For unrelated reasons, I’ve chosen not to wear any Ravens gear for this entire season.
It’s been more than a year since I’ve donned any purple. Haven’t worn it on Purple Friday, not on Game Day Sundays, and not on any single day during the week.
Each Sunday I walk in the middle of the sea of purple walking to M&T Bank Stadium rocking one of my “alternate kits” — my Westminster High School jacket, Coker College jacket, or my Notre Dame jersey and sweatshirt.
This team has broken my heart in too many ways since their Super Bowl win in the 2012 season.
Their constant “Bend and Break” defense under former defensive coordinator Dean Pees, resulting in late-game losses, late-season failures, and missed playoff opportunities; their constant 6-yard drop down passes on third-and-9 called from any of the last several offensive coordinators dating back to Gary Kubiak; and their shameful display of disrespect of kneeling on foreign soil have all driven me to not want to support them with any Ravens swag.
So, when someone asked me if I was wearing my purple for this week’s playoff game against the Chargers, I laughed at the thought.
Even if I wanted to show my support, my superstitions kick in and I think, why would I chance the incredible run the Ravens are making right now with wearing something I haven’t all year?
Sports are littered with some of the craziest superstitions as athletes turn their attention away from their own contribution in the success or failure of a sporting moment to an intervention of some powerful, mystical force.
Baseball leads the pack in its collection of superstitions both in tradition and individual flair.
Did you know that the original cause of a ballplayer not stepping on a foul line between innings was a sign of respect to the groundskeepers?
What about not talking to a pitcher in the middle of him throwing a no-hitter or perfect game?
Former relief pitcher Turk Wendell would brush his teeth and then chew licorice — between innings — on days that he pitched. Wade Boggs was known as the “Chicken Man” because he would only eat chicken on game days.
Other sports share their own brand of superstitions as well. In rodeo, cowboys always shave before they go to battle with the bull to attract Lady Luck if she’s in the crowd.
Football players like Emmitt Smith (22), Drew Bledsoe (11), and Michael Irvin (88) wore a double number for good luck.
Believed to have started in the Italian Serie A League, many soccer players will only step on to the field with their right foot first as a Roman soldier did before entering the field of battle.
NASCAR fans won’t eat peanuts because lore has it a driver ate peanuts right before a race in which he crashed and died.

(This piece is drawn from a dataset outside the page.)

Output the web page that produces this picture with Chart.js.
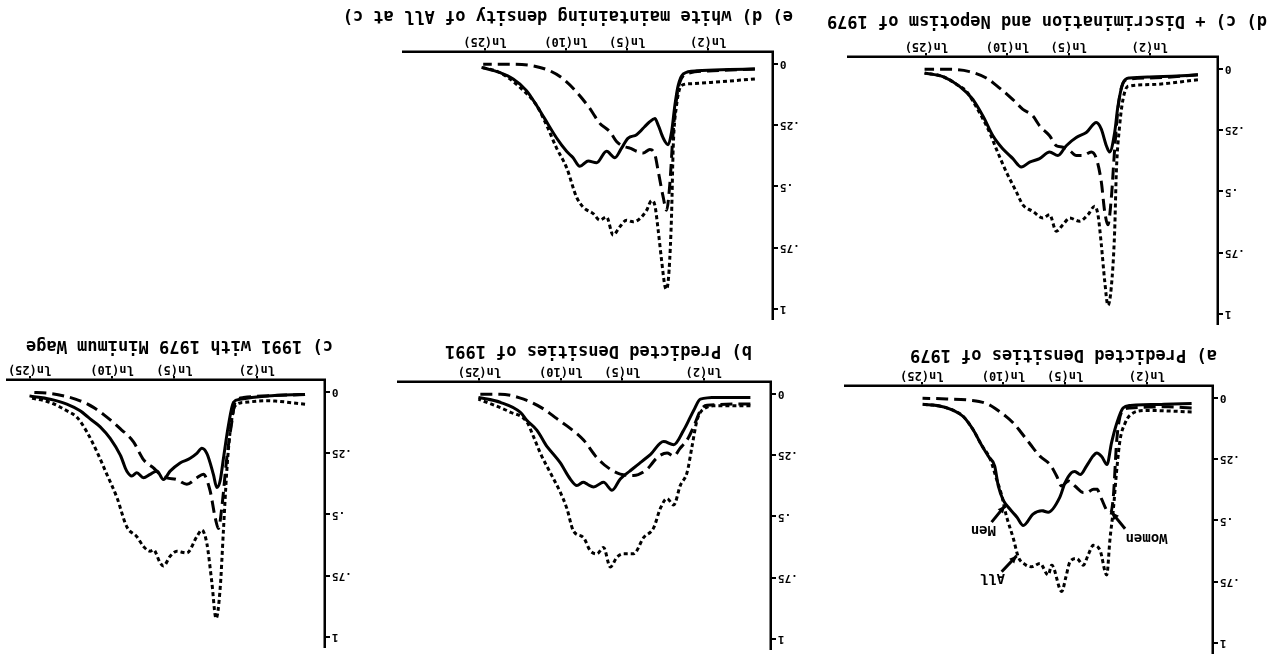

Does this stuff really have an impact on the outcome of a sporting event?
If Jeff Gordon shelled some peanuts before entering a race, would that mean his car would fail to reach the finish line? If Irvin wore No. 89, would he have dropped a big pass in the Super Bowl?
If Wade Boggs had enjoyed a nice steak dinner at Fogo de Chao on game day, would he have put himself in to a hitting slump and made a few errors in the field?
There certainly are enough players with superstitions that make you wonder about their true effect. Former NHL goaltender Patrick Roy would stare at his goal before the game, visualizing the frame shrinking before his eyes. Being careful not to skate on the red or blue lines, he would also talk to his “friends” (the posts) to enlist their assistance as the game went on.
He is the all-time career wins leaders among NHL goalies.
Michael Jordan wore his North Carolina shorts under his Bulls uniform throughout his career. Six rings later make it hard to argue against the shorts.
And how can you question the significance of Tiger Woods in his red shirt on Sundays?
Coaches are not immune from the power of superstitions. Former UNLV basketball coach Jerry Tarkanian would chew on a towel during the game, Kansas football coach Les Miles eats turf during his team’s competitions, and former Birmingham City soccer manager Barry Fry was rumored on game days to urinate in each corner of the home stadium during his tenure to ward off evil spirits.
I’m not a big believer there is this mystical force at play that controls the destiny of every player in every sporting event known to mankind. In fact, I subscribe to the first century Roman philosopher Seneca that said “luck is what happens when preparation meets opportunity.”
But as I lace up my shoes (left foot first, of course) and put on my Coker jacket or Notre Dame jersey for Sunday’s Ravens playoff game, I’ll let someone else test the influence of Lady Luck.